I don't know if i am solving for the number moles of NaI correctly, i multiply .21 by 1.67, is that incorrect? i know that to solve this you have to find the limiting reagent, but i think the problem might be that i am solving for moles wrong.

If 210 mL of 1.67 M aqueous NaI and 156 g of Pb(NO3)2 are reacted stoichiometrically according to the balanced equation, how many moles of solid PbI2 are produced?

Pb(NO3)2(aq) + 2NaI(aq) → PbI2(s) + 2NaNO3(aq

moles NaI = M x L.

moles Pb(NO3)2 = grams/molar mass.

To solve for the number of moles of NaI correctly, you need to use the given information and the stoichiometry of the balanced equation.

First, let's calculate the number of moles of NaI present in 210 mL of 1.67 M NaI solution.

Step 1: Convert the volume from milliliters (mL) to liters (L).
210 mL * (1 L / 1000 mL) = 0.210 L

Step 2: Use the formula:
moles = concentration * volume
moles of NaI = 1.67 M * 0.210 L = 0.3507 moles of NaI

Now, to find the moles of solid PbI2 produced, we need to determine the limiting reactant. The limiting reactant is the one that will be completely consumed and determine the amount of product formed.

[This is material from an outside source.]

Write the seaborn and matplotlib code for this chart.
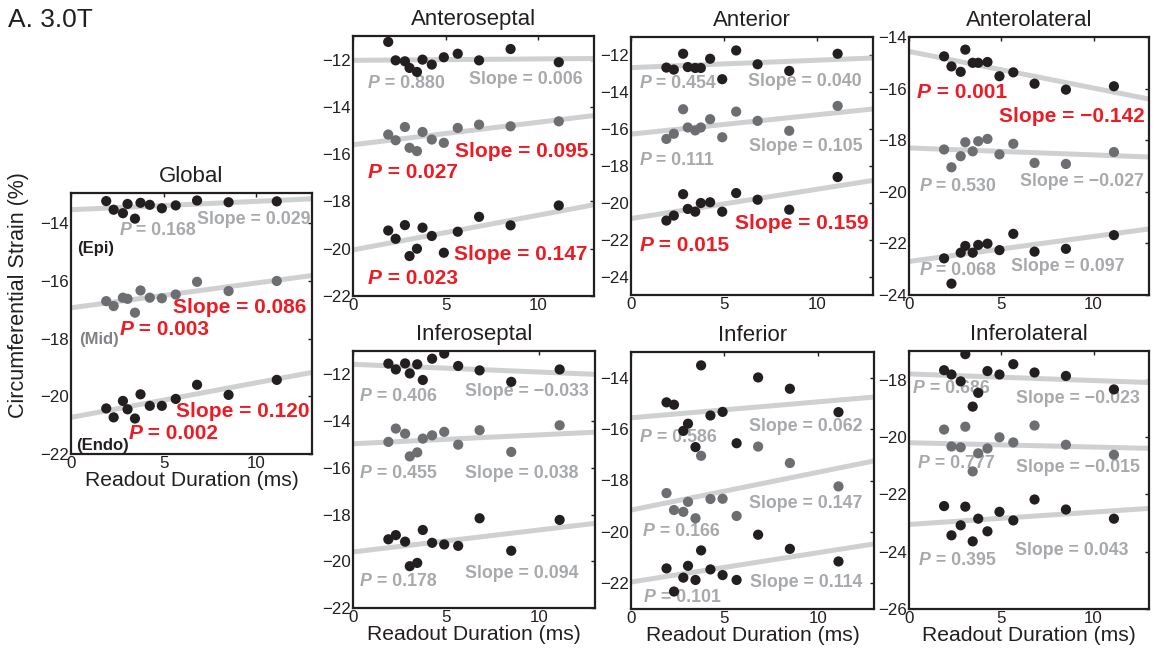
import matplotlib
matplotlib.use("Agg")
import matplotlib.pyplot as plt
import numpy as np
import pandas as pd
import seaborn as sns

# Readout durations (ms), shared by every segment
readout_ms = [1.9, 2.3, 2.8, 3.05, 3.45, 3.75, 4.25, 4.9, 5.65, 6.8, 8.5, 11.1]
layers = ["Epi", "Mid", "Endo"]

# Circumferential strain (%) per segment and layer
global_epi = [-13.23, -13.53, -13.65, -13.33, -13.84, -13.29, -13.36, -13.48, -13.38, -13.21, -13.27, -13.24]
global_mid = [-16.70, -16.87, -16.58, -16.62, -17.10, -16.33, -16.58, -16.60, -16.47, -16.03, -16.35, -16.00]
global_endo = [-20.42, -20.73, -20.16, -20.45, -20.77, -19.93, -20.33, -20.33, -20.09, -19.60, -19.95, -19.43]

anteroseptal_epi = [-11.25, -12.03, -12.07, -12.35, -12.52, -12.00, -12.21, -11.90, -11.75, -12.03, -11.55, -12.11]
anteroseptal_mid = [-15.17, -15.41, -14.85, -15.73, -15.87, -15.06, -15.38, -15.52, -14.89, -14.75, -14.82, -14.61]
anteroseptal_endo = [-19.23, -19.58, -19.00, -20.31, -20.00, -19.11, -19.46, -20.17, -19.28, -18.65, -19.01, -18.17]

anterior_epi = [-12.66, -12.77, -11.91, -12.63, -12.68, -12.68, -12.18, -13.29, -11.73, -12.48, -12.84, -11.91]
anterior_mid = [-16.53, -16.25, -14.92, -15.91, -16.07, -15.91, -15.46, -16.44, -15.05, -15.55, -16.09, -14.74]
anterior_endo = [-20.96, -20.69, -19.53, -20.33, -20.48, -20.01, -19.97, -20.48, -19.47, -19.83, -20.37, -18.60]

anterolateral_epi = [-14.75, -15.14, -15.35, -14.49, -15.00, -15.00, -14.97, -15.52, -15.37, -15.81, -16.04, -15.91]
anterolateral_mid = [-18.36, -19.05, -18.62, -18.08, -18.43, -18.04, -17.95, -18.55, -18.14, -18.88, -18.92, -18.46]
anterolateral_endo = [-22.58, -23.56, -22.36, -22.10, -22.36, -22.06, -22.01, -22.26, -21.63, -22.32, -22.21, -21.68]

inferoseptal_epi = [-11.54, -11.79, -11.53, -11.96, -11.57, -12.24, -11.33, -11.11, -11.64, -11.83, -12.32, -11.79]
inferoseptal_mid = [-14.89, -14.32, -14.54, -15.51, -15.34, -14.75, -14.61, -14.46, -15.01, -14.39, -15.32, -14.18]
inferoseptal_endo = [-19.06, -18.88, -19.16, -20.21, -20.07, -18.66, -19.21, -19.28, -19.34, -18.16, -19.55, -18.23]

inferior_epi = [-14.96, -15.05, -16.07, -15.79, -16.70, -13.52, -15.47, -15.33, -16.55, -13.99, -14.43, -15.34]
inferior_mid = [-18.49, -19.15, -19.22, -18.83, -19.47, -17.04, -18.72, -18.71, -19.38, -16.68, -17.32, -18.23]
inferior_endo = [-21.42, -22.32, -21.78, -21.32, -21.87, -20.72, -21.46, -21.68, -21.87, -20.11, -20.66, -21.15]

inferolateral_epi = [-17.67, -17.82, -18.06, -17.11, -18.94, -18.46, -17.70, -17.82, -17.46, -17.75, -17.87, -18.34]
inferolateral_mid = [-19.74, -20.33, -20.36, -19.64, -21.20, -20.57, -20.40, -20.01, -20.19, -19.60, -20.27, -20.62]
inferolateral_endo = [-22.41, -23.43, -23.08, -22.43, -23.64, -22.85, -23.29, -22.61, -22.91, -22.18, -22.53, -22.85]

# Linear fits per layer (Epi, Mid, Endo): slope, intercept and P value
global_slope = [0.029, 0.086, 0.120]
global_icpt = [-13.53, -16.93, -20.73]
global_p = [0.168, 0.003, 0.002]

anteroseptal_slope = [0.006, 0.095, 0.147]
anteroseptal_icpt = [-12.03, -15.60, -20.05]
anteroseptal_p = [0.880, 0.027, 0.023]

anterior_slope = [0.040, 0.105, 0.159]
anterior_icpt = [-12.66, -16.27, -20.85]
anterior_p = [0.454, 0.111, 0.015]

anterolateral_slope = [-0.142, -0.027, 0.097]
anterolateral_icpt = [-14.56, -18.30, -22.70]
anterolateral_p = [0.001, 0.530, 0.068]

inferoseptal_slope = [-0.033, 0.038, 0.094]
inferoseptal_icpt = [-11.57, -14.97, -19.60]
inferoseptal_p = [0.406, 0.455, 0.178]

inferior_slope = [0.062, 0.147, 0.114]
inferior_icpt = [-15.56, -19.15, -21.95]
inferior_p = [0.586, 0.166, 0.101]

inferolateral_slope = [-0.023, -0.015, 0.043]
inferolateral_icpt = [-17.80, -20.20, -23.05]
inferolateral_p = [0.686, 0.777, 0.395]

panels = {
    "Global": (global_epi, global_mid, global_endo, global_slope, global_icpt, global_p),
    "Anteroseptal": (anteroseptal_epi, anteroseptal_mid, anteroseptal_endo,
                     anteroseptal_slope, anteroseptal_icpt, anteroseptal_p),
    "Anterior": (anterior_epi, anterior_mid, anterior_endo,
                 anterior_slope, anterior_icpt, anterior_p),
    "Anterolateral": (anterolateral_epi, anterolateral_mid, anterolateral_endo,
                      anterolateral_slope, anterolateral_icpt, anterolateral_p),
    "Inferoseptal": (inferoseptal_epi, inferoseptal_mid, inferoseptal_endo,
                     inferoseptal_slope, inferoseptal_icpt, inferoseptal_p),
    "Inferior": (inferior_epi, inferior_mid, inferior_endo,
                 inferior_slope, inferior_icpt, inferior_p),
    "Inferolateral": (inferolateral_epi, inferolateral_mid, inferolateral_endo,
                      inferolateral_slope, inferolateral_icpt, inferolateral_p),
}

# ---- layout (pixel boxes: left, top, right, bottom) ----
W, H = 1155, 653
boxes = {
    "Global": (71, 193, 312, 454),
    "Anteroseptal": (353, 36, 594, 296),
    "Anterior": (631, 37, 873, 295),
    "Anterolateral": (909, 37, 1149, 295),
    "Inferoseptal": (353, 351, 595, 608),
    "Inferior": (631, 352, 874, 609),
    "Inferolateral": (909, 351, 1149, 609),
}
ylims = {
    "Global": (-22, -12.95),
    "Anteroseptal": (-22, -11),
    "Anterior": (-25, -11),
    "Anterolateral": (-24, -14),
    "Inferoseptal": (-22, -11),
    "Inferior": (-23, -13),
    "Inferolateral": (-26, -17),
}
with_xlabel = {"Global", "Inferoseptal", "Inferior", "Inferolateral"}

# annotation anchors per layer: (P label left/center, slope label right/center)
label_pos = {
    "Global": [((2.6, -14.26), (12.9, -13.88)), ((2.6, -17.69), (12.68, -16.93)),
               ((3.09, -21.29), (12.86, -20.53))],
    "Anteroseptal": [((0.8, -13.01), (12.41, -12.85)), ((0.8, -16.79), (12.68, -15.87)),
                     ((0.8, -21.27), (12.64, -20.24))],
    "Anterior": [((0.45, -13.52), (12.37, -13.43)), ((0.45, -17.7), (12.42, -16.96)),
                 ((0.45, -22.3), (12.78, -21.14))],
    "Anterolateral": [((0.43, -16.14), (12.75, -17.07)), ((0.57, -19.78), (12.71, -19.59)),
                      ((0.57, -23.04), (11.68, -22.88))],
    "Inferoseptal": [((0.36, -12.93), (12.68, -12.72)), ((0.36, -16.23), (12.1, -16.26)),
                     ((0.36, -20.88), (12.1, -20.52))],
    "Inferior": [((0.48, -16.32), (12.36, -15.88)), ((0.63, -20.0), (12.36, -18.88)),
                 ((0.7, -22.57), (12.36, -21.96))],
    "Inferolateral": [((0.21, -18.32), (12.5, -18.67)), ((0.48, -20.91), (12.5, -21.06)),
                      ((0.54, -24.3), (11.9, -23.95))],
}

DARK = "#231f20"
MIDGRAY = "#6d6e71"
FITLINE = "#cfd0d2"
TXTGRAY = "#a7a9ac"
RED = "#ed1c24"
point_palette = {"Epi": DARK, "Mid": MIDGRAY, "Endo": DARK}
line_palette = {k: FITLINE for k in layers}

sns.set_theme(style="white")
plt.rcParams["font.family"] = ["Liberation Sans", "DejaVu Sans"]
plt.rcParams["axes.unicode_minus"] = True

fig = plt.figure(figsize=(W / 100, H / 100), dpi=100)
fig.patch.set_facecolor("white")

x_line = np.array([0.0, 13.0])

for name, (epi, mid, endo, slopes, icpts, pvals) in panels.items():
    l, t, r, b = boxes[name]
    ax = fig.add_axes([l / W, (H - b) / H, (r - l) / W, (b - t) / H])

    pts = pd.DataFrame({
        "readout": readout_ms * 3,
        "strain": epi + mid + endo,
        "layer": np.repeat(layers, len(readout_ms)),
    })
    fits = pd.DataFrame({
        "readout": np.tile(x_line, 3),
        "strain": np.concatenate([icpts[i] + slopes[i] * x_line for i in range(3)]),
        "layer": np.repeat(layers, 2),
    })

    sns.lineplot(data=fits, x="readout", y="strain", hue="layer", palette=line_palette,
                 linewidth=3.6, legend=False, ax=ax, zorder=1, estimator=None, sort=False)
    sns.scatterplot(data=pts, x="readout", y="strain", hue="layer", palette=point_palette,
                    s=54, edgecolor="none", linewidth=0, legend=False, ax=ax, zorder=4)

    # P value and slope labels; significant fits in red
    for i in range(3):
        sig = pvals[i] < 0.05
        col = RED if sig else TXTGRAY
        fs = 15 if sig else 12.8
        (px, py), (sx, sy) = label_pos[name][i]
        tp = ax.text(px, py, "P", color=col, fontsize=fs, fontweight="bold",
                     fontstyle="italic", ha="left", va="center", zorder=3)
        ax.annotate(f" = {pvals[i]:.3f}", xy=(1, 0), xycoords=tp, color=col,
                    fontsize=fs, fontweight="bold", ha="left", va="bottom", zorder=3)
        slope_txt = f"{slopes[i]:.3f}".replace("-", "\u2212")
        ax.text(sx, sy, f"Slope = {slope_txt}", color=col, fontsize=fs,
                fontweight="bold", ha="right", va="center", zorder=3)

    ax.set_xlim(0, 13)
    ax.set_ylim(*ylims[name])
    ax.set_xticks([0, 5, 10])
    lo, hi = ylims[name]
    ax.set_yticks(np.arange(np.ceil(lo / 2) * 2, hi + 0.01, 2))
    ax.tick_params(direction="in", length=3, width=1, top=True, right=True,
                   labelsize=12.2, labelcolor=DARK, color=DARK, pad=1.5)
    for sp in ax.spines.values():
        sp.set_color(DARK)
        sp.set_linewidth(1.6)
    ax.set_title(name, fontsize=16, color=DARK, pad=8)
    ax.set_ylabel("")
    if name in with_xlabel:
        ax.set_xlabel("Readout Duration (ms)", fontsize=15.2, color=DARK, labelpad=0)
    else:
        ax.set_xlabel("")

    if name == "Global":
        ax.text(0.34, -14.86, "(Epi)", fontsize=12, fontweight="bold", color=DARK,
                ha="left", va="center", zorder=3)
        ax.text(0.43, -18.03, "(Mid)", fontsize=12, fontweight="bold", color="#808285",
                ha="left", va="center", zorder=3)
        ax.text(0.27, -21.7, "(Endo)", fontsize=12, fontweight="bold", color=DARK,
                ha="left", va="center", zorder=3)

fig.text(19 / W, 1 - 295 / H, "Circumferential Strain (%)", rotation=90,
         fontsize=15.5, color=DARK, ha="center", va="center")
fig.text(8 / W, 1 - 20 / H, "A. 3.0T", fontsize=19, color=DARK, ha="left", va="center")

fig.savefig("out.png", dpi=100, facecolor="white")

Step 3: Calculate the number of moles of Pb(NO3)2 using its molar mass.
Given mass of Pb(NO3)2 = 156 g
Molar mass of Pb(NO3)2 = (207 g/mol + 3 * (14 g/mol + 16 g/mol)) = 331 g/mol
moles of Pb(NO3)2 = 156 g / 331 g/mol ≈ 0.471 moles of Pb(NO3)2

Step 4: Use the stoichiometry of the balanced equation to determine the limiting reactant.
According to the balanced equation, the stoichiometric ratio between Pb(NO3)2 and NaI is 1:2. This means that for every mole of Pb(NO3)2, you need two moles of NaI.

We have:
moles of NaI = 0.3507 moles
moles of Pb(NO3)2 = 0.471 moles

Since the ratio is 1:2, the limiting reactant is the one that gives us the smaller number of moles when comparing to the stoichiometry ratio.

Here, 0.3507 moles of NaI is less than what is needed in the stoichiometry (1 mole of Pb(NO3)2 requires 2 moles of NaI). Therefore, NaI is the limiting reactant.

Step 5: Use the stoichiometry of the balanced equation to calculate the moles of PbI2 formed.
From the balanced equation, we see that the stoichiometry ratio between PbI2 and NaI is 1:2. This means that for every mole of PbI2, we need two moles of NaI.

Since NaI is the limiting reactant, we use its moles to find the moles of PbI2.
moles of PbI2 = 0.3507 moles of NaI * (1 mole of PbI2 / 2 moles of NaI) = 0.1754 moles of PbI2

So, the number of moles of solid PbI2 produced is 0.1754 moles.